## Instructions for the task
Check each line of the material below for "produces", then copy the ones that contain it.
#### Dataset excerpts
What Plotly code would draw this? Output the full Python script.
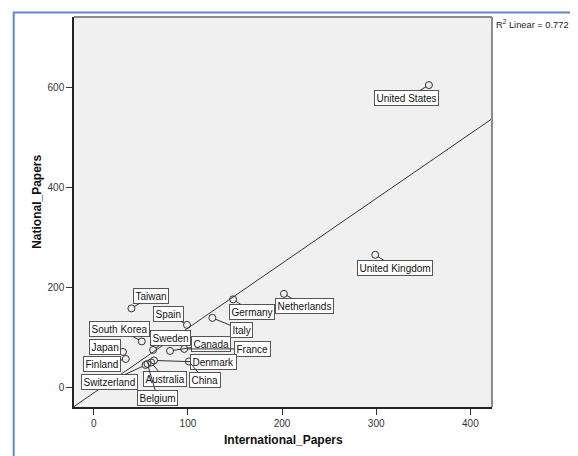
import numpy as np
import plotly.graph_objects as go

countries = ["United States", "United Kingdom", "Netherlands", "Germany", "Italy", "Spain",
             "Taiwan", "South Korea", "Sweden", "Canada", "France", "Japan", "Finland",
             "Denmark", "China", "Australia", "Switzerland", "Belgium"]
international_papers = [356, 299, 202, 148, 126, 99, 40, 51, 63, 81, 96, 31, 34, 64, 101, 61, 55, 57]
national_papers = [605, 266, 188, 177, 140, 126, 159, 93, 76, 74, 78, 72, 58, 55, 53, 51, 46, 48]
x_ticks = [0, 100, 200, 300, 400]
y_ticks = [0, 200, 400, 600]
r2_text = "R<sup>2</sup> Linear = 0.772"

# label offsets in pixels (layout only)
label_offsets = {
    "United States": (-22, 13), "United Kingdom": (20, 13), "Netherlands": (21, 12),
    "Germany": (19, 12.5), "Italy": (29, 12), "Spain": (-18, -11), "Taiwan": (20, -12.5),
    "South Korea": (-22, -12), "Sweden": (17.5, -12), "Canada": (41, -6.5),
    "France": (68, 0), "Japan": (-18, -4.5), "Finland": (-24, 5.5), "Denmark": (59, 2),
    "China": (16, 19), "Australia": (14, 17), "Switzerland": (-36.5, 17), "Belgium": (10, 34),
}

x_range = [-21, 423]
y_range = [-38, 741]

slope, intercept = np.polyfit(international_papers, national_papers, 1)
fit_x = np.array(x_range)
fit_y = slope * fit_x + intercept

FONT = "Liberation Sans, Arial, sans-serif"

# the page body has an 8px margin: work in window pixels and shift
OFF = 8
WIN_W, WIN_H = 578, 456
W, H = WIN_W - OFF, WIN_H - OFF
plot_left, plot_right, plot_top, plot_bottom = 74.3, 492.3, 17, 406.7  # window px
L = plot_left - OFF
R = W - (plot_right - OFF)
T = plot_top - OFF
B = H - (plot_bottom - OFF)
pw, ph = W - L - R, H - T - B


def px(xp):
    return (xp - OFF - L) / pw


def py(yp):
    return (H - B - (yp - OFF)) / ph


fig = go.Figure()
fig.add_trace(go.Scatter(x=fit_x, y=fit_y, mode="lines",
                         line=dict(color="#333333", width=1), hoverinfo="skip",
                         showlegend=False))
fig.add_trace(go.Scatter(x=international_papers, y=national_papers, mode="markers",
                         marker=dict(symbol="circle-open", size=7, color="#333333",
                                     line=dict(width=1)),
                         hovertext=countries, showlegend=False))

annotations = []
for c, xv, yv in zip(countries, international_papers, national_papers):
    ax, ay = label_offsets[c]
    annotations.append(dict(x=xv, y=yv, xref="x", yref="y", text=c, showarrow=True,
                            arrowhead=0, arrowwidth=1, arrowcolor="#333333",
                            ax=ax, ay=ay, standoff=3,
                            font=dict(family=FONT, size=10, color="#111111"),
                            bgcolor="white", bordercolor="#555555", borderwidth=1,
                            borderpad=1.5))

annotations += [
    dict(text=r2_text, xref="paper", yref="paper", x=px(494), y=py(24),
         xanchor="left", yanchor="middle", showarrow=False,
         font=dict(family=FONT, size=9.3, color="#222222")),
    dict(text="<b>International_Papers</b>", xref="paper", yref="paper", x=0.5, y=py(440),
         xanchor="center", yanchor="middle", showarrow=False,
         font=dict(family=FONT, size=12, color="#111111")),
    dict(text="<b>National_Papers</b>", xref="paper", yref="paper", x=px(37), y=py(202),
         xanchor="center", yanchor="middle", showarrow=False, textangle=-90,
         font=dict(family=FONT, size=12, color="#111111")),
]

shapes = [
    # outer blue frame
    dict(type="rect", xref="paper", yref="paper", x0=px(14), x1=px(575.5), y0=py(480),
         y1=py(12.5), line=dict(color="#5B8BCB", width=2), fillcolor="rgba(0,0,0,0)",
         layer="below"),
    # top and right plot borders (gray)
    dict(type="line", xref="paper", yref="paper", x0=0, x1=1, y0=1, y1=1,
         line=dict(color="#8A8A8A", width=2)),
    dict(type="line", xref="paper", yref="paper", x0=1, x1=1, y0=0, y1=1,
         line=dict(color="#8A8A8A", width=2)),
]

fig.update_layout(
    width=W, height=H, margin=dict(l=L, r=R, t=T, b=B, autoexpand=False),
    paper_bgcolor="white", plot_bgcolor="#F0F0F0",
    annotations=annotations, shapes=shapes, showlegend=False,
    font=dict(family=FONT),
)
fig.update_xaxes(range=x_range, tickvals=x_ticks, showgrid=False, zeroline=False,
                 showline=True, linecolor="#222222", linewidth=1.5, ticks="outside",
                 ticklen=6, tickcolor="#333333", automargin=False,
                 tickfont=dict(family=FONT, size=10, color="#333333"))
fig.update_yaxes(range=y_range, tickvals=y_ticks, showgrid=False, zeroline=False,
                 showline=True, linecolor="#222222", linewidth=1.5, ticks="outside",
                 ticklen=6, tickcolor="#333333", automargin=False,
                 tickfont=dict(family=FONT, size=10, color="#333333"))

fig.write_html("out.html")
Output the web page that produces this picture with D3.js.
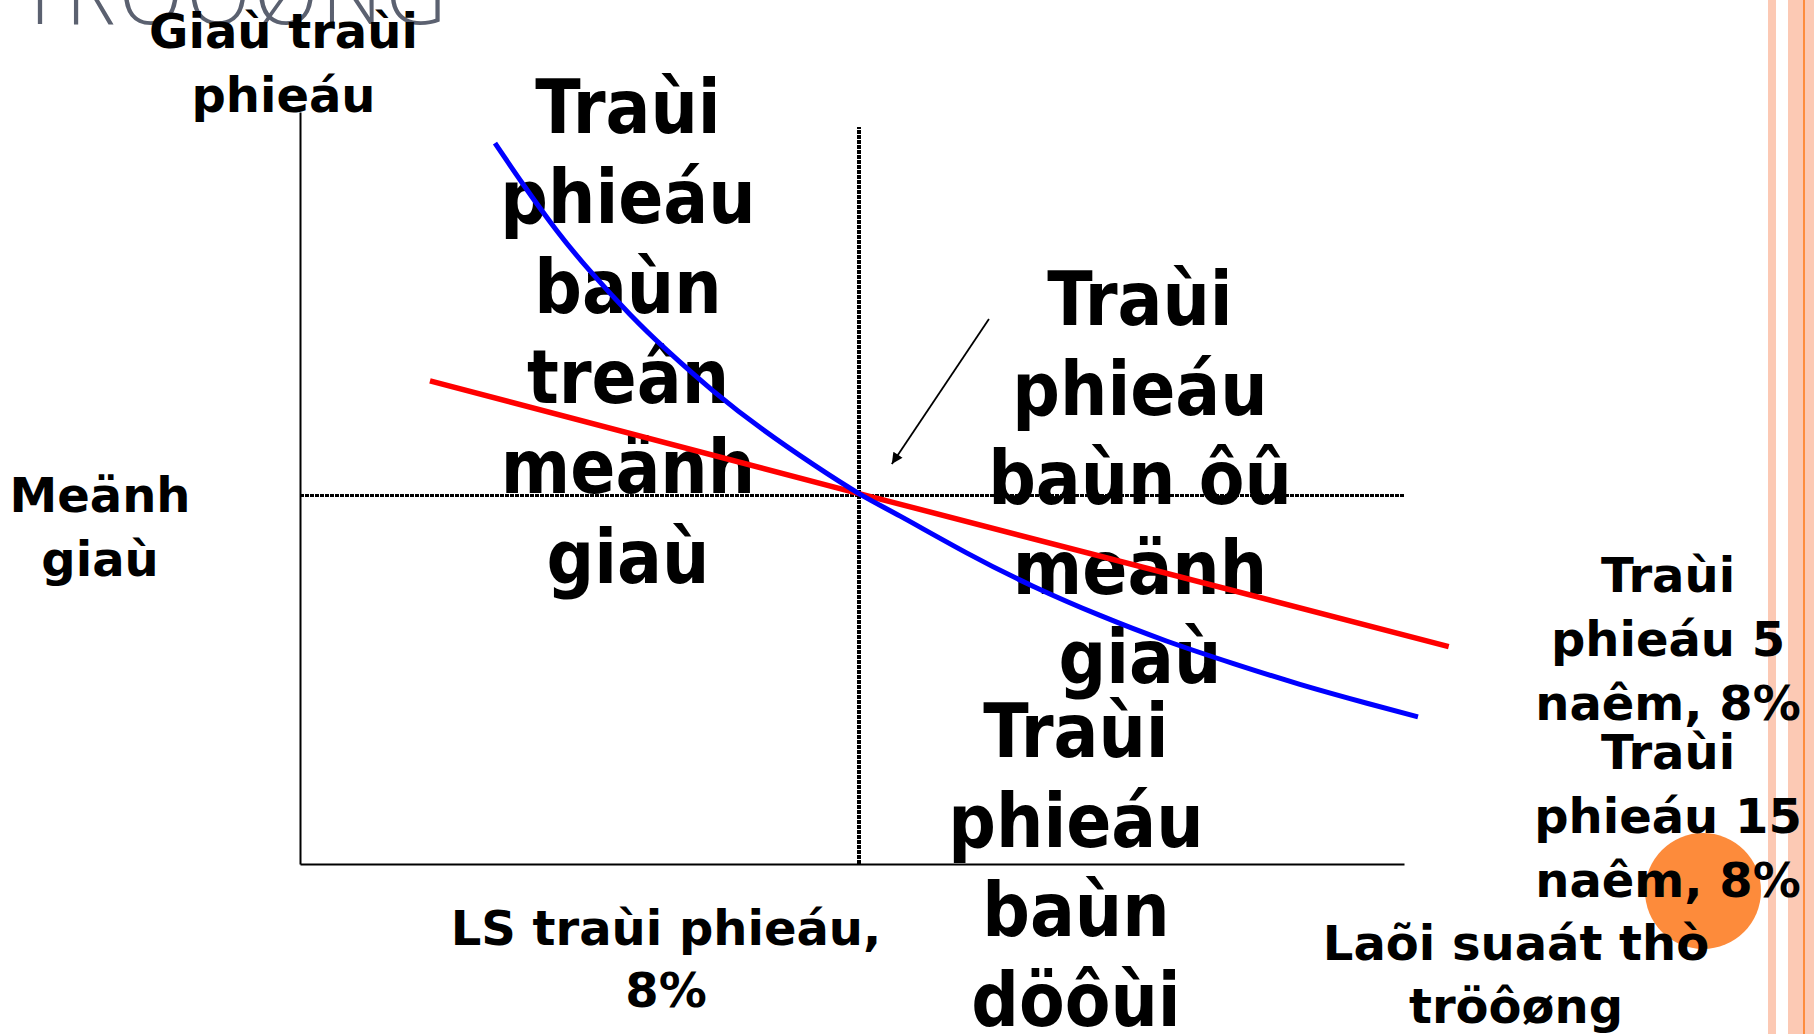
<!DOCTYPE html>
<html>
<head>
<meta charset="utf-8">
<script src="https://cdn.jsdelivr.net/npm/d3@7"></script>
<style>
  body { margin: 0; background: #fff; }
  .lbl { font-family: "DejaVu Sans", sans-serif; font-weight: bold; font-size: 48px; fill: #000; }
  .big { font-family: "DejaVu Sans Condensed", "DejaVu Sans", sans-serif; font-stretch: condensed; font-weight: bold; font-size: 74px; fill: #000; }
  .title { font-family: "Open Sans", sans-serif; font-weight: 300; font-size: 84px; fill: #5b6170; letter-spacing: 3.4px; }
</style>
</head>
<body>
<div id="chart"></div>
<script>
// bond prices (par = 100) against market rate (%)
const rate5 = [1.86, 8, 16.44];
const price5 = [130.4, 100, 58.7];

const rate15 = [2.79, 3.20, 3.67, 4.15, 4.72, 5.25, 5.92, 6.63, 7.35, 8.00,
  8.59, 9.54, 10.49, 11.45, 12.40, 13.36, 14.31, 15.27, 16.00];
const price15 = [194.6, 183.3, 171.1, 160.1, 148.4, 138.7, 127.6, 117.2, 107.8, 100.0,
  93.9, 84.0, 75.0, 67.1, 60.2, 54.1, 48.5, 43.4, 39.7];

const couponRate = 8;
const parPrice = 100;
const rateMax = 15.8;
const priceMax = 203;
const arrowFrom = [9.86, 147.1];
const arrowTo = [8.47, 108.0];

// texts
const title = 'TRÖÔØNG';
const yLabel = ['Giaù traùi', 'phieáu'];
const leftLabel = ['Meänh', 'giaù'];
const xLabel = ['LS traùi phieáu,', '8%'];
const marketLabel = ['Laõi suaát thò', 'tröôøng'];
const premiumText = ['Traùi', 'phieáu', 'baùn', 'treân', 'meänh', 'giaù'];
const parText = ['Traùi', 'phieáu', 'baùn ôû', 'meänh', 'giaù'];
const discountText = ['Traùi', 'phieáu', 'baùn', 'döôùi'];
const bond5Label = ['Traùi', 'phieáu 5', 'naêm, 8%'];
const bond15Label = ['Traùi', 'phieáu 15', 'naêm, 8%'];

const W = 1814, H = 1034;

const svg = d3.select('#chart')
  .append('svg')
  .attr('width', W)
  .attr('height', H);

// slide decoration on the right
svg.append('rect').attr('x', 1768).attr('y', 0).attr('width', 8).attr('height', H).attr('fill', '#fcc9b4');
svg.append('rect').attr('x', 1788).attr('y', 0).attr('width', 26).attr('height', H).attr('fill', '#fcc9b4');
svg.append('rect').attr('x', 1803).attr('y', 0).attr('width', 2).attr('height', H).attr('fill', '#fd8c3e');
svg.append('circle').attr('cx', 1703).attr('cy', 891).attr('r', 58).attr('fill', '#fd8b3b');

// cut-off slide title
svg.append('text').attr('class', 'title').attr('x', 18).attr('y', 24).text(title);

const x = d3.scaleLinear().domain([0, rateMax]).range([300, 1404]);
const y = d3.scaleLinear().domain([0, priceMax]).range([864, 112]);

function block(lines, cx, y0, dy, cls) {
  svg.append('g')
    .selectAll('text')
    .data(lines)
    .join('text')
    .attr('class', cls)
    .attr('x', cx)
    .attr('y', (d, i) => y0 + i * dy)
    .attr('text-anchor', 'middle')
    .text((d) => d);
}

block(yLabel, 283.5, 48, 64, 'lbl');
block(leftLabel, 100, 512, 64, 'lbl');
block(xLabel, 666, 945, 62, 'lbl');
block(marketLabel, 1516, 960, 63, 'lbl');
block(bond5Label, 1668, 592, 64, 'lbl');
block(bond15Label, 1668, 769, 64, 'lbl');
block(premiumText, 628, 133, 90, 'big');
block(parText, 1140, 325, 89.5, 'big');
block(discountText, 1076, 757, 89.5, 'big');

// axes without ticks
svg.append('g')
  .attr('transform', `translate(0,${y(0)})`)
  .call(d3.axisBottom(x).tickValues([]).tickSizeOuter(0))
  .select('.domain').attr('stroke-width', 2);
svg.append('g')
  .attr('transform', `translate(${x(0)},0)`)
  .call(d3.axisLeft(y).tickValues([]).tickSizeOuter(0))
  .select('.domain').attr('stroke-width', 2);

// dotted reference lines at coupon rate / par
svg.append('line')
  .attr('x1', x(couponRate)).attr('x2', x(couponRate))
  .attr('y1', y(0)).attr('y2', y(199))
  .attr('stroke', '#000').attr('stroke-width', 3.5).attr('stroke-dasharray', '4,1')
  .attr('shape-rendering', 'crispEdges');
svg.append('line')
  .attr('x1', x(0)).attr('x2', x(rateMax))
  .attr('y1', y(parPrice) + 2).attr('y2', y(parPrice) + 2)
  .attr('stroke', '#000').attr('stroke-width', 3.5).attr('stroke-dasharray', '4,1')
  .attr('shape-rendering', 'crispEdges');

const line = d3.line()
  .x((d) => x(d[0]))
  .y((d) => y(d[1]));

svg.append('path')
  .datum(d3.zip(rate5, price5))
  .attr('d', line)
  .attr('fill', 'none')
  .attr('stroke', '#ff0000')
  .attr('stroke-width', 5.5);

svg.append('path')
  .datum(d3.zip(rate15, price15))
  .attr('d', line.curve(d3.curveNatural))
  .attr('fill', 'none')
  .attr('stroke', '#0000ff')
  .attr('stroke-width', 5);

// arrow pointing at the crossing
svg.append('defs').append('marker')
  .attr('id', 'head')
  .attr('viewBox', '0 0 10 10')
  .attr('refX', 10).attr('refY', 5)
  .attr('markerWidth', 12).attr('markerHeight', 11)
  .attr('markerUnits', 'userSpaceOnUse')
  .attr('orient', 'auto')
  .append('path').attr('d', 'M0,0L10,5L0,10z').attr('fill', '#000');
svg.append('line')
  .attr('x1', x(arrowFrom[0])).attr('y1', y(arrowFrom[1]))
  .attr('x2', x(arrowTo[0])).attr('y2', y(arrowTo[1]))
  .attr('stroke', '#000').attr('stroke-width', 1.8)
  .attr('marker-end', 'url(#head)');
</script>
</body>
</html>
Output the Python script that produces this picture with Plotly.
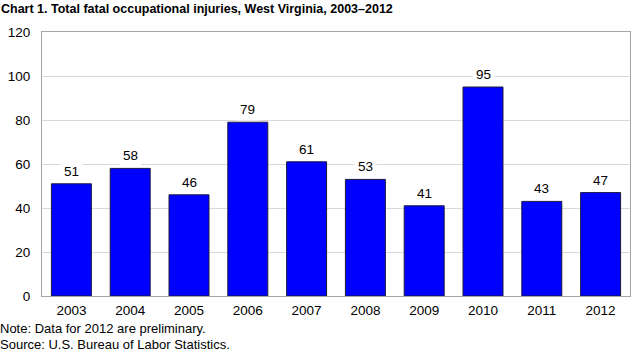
########
## Exercise output
Output the web page that produces this picture with D3.js.
Output the Python script that produces this picture with Plotly.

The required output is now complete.